At The Motley Fool, we poke plenty of fun at Wall Street analysts and their endless cycle of upgrades, downgrades, and "initiating coverage at neutral." So you might think we'd be the last people to give virtual ink to such "news." And we would be -- if that were all we were doing.

But in "This Just In," we don't simply tell you what the analysts said. We'll also show you whether they know what they're talking about. To help, we've enlisted Motley Fool CAPS, our tool for rating stocks and analysts alike. With CAPS, we'll be tracking the long-term performance of Wall Street's best and brightest ... and worst and sorriest, too.

And speaking of the worst ...
Under the category of "do me a favor; don't do me any favors," salesforce.com (NYSE: CRM) recoiled in horror at the sight of Broadpoint Capital endorsing its stock last week. The analyst "initiated coverage" of the leading on-demand software provider on Friday, rating the stock a buy. salesforce shares dropped nearly 2% in response.

OK, maybe this was because all stocks were dropping like flies on Friday. But maybe it was because Broadpoint is just that bad. To see what I'm talking about, take a look at a few of its PC/software picks:

Company

Broadpoint Said:

CAPS Says

(5 max):

Broadpoint's Pick Lagging S&P by:

EMC (NYSE: EMC)

Outperform

*****

25 points

MicroStrategy (Nasdaq: MSTR)

Outperform

***

15 points

Intel (Nasdaq: INTC)

Outperform

****

5 points

Nuance (Nasdaq: NUAN)

Outperform

*****

3 points

In fact, even when Broadpoint's right, it's not very right:

Company

Broadpoint Said:

CAPS Says

(5 max):

Broadpoint's Pick Beating S&P by:

Oracle (Nasdaq: ORCL)

Outperform

****

6 points

Hewlett-Packard

(NYSE: HPQ)

Outperform

****

2 point

Put it all together, and this analyst has one of the worst records on CAPS. Broadpoint gets about 58% of its picks wrong, has racked up a negative score versus the market, and ranks somewhere in the bottom 20% of investors.

And that's the good news
According to our data provider, Briefing.com, Broadpoint has maintained a buy rating on salesforce since at least November 2007. The stock has outperformed the market by a good 28 points since then.

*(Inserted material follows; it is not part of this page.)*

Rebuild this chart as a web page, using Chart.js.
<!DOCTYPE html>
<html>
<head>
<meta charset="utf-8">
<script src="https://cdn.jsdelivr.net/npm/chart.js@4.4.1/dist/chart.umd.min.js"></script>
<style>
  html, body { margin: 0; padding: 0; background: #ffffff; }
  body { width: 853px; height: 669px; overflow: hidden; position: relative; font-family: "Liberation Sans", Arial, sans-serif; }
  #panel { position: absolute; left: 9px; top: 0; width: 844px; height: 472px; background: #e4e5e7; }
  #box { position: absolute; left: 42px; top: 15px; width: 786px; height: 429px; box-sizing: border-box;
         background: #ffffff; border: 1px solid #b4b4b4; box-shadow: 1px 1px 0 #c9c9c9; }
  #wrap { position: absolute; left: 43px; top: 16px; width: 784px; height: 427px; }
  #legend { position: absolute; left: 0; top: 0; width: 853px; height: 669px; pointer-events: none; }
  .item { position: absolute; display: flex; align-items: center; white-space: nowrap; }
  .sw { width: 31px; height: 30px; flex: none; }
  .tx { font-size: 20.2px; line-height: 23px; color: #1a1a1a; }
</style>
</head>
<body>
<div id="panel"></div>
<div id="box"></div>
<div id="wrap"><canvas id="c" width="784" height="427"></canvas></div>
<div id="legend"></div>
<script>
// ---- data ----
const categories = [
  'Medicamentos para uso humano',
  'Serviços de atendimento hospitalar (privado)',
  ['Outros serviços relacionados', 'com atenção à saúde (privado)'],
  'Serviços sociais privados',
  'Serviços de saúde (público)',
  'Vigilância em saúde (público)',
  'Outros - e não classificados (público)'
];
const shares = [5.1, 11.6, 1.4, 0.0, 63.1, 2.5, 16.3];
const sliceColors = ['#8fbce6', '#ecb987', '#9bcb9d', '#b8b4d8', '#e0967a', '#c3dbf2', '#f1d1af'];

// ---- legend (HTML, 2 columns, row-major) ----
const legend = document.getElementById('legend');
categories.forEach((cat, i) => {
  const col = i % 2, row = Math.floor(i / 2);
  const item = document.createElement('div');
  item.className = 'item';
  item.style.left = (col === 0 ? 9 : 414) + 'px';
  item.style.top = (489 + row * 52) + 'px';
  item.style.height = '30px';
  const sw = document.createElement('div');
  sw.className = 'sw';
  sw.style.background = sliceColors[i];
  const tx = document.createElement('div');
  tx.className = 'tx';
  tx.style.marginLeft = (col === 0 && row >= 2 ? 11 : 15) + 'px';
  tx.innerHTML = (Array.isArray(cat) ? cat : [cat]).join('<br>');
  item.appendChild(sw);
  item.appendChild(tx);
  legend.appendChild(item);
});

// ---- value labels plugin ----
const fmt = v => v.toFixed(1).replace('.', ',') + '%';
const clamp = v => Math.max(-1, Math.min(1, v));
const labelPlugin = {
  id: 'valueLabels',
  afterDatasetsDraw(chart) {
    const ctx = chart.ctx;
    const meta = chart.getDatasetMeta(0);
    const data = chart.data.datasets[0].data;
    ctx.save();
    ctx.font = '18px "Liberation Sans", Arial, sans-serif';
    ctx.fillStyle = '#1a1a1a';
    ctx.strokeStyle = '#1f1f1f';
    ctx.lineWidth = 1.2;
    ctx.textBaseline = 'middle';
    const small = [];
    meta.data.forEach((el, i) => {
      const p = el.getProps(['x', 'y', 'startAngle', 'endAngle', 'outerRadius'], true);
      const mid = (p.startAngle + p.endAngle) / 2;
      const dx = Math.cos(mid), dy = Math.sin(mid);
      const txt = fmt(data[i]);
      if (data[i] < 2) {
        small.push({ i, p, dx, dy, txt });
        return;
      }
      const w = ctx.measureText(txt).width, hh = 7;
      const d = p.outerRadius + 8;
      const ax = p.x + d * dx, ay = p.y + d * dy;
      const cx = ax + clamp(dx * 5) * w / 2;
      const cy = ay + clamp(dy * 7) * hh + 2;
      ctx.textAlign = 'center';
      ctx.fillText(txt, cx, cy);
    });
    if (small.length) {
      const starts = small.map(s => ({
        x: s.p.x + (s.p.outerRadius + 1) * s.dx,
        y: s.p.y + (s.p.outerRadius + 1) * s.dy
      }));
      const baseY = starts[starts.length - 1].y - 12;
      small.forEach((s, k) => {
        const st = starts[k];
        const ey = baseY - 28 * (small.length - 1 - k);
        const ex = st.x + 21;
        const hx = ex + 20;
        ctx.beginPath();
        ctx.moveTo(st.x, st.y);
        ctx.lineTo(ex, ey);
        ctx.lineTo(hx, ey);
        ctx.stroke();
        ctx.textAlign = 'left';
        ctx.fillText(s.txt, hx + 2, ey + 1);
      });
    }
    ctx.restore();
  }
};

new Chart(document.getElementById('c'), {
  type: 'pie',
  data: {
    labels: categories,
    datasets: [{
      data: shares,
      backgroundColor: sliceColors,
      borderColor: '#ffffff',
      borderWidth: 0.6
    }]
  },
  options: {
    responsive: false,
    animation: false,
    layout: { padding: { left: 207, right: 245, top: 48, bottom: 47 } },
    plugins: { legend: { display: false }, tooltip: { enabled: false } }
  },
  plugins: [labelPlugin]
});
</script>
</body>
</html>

But seeing as Broadpoint characterized Friday's rating as an "initiation" of coverage, we can only assume that at some point in the last five months, Broadpoint lost interest in salesforce, and terminated its coverage (but apparently never bothered to tell anyone it had done so).

So what?
For one thing, that means that while we're giving Broadpoint credit for 28 points of market outperformance on its November 2007 salesforce pick, the analyst probably doesn't deserve it. By its own admission, Broadpoint wasn't actively recommending the stock all this time, so its record should be even worse than it appears.

So what about salesforce.com?
Oh. Well, that's actually an interesting story, too. In past columns, I've chronicled the stock's transition through the following valuations: "Obscene." "Insane." "Crazy." "Overpriced." And "worth a flyer." Right now, the stock sells for 42 times trailing free cash flow, and most analysts believe it will grow its profits at about 47% per year over the next five years.

To me, the growth target seems a bit ambitious, but at this price, worth the aforementioned flyer. Unfortunately, I now find Broadpoint agreeing with me -- which tells me that in the worst case, I'm way off base. In the best case, I'm probably early in going bullish on the stock.

My advice: Wait for the stock to get just a wee bit cheaper before jumping in. Broadpoint is one analyst you just don't want to follow too closely.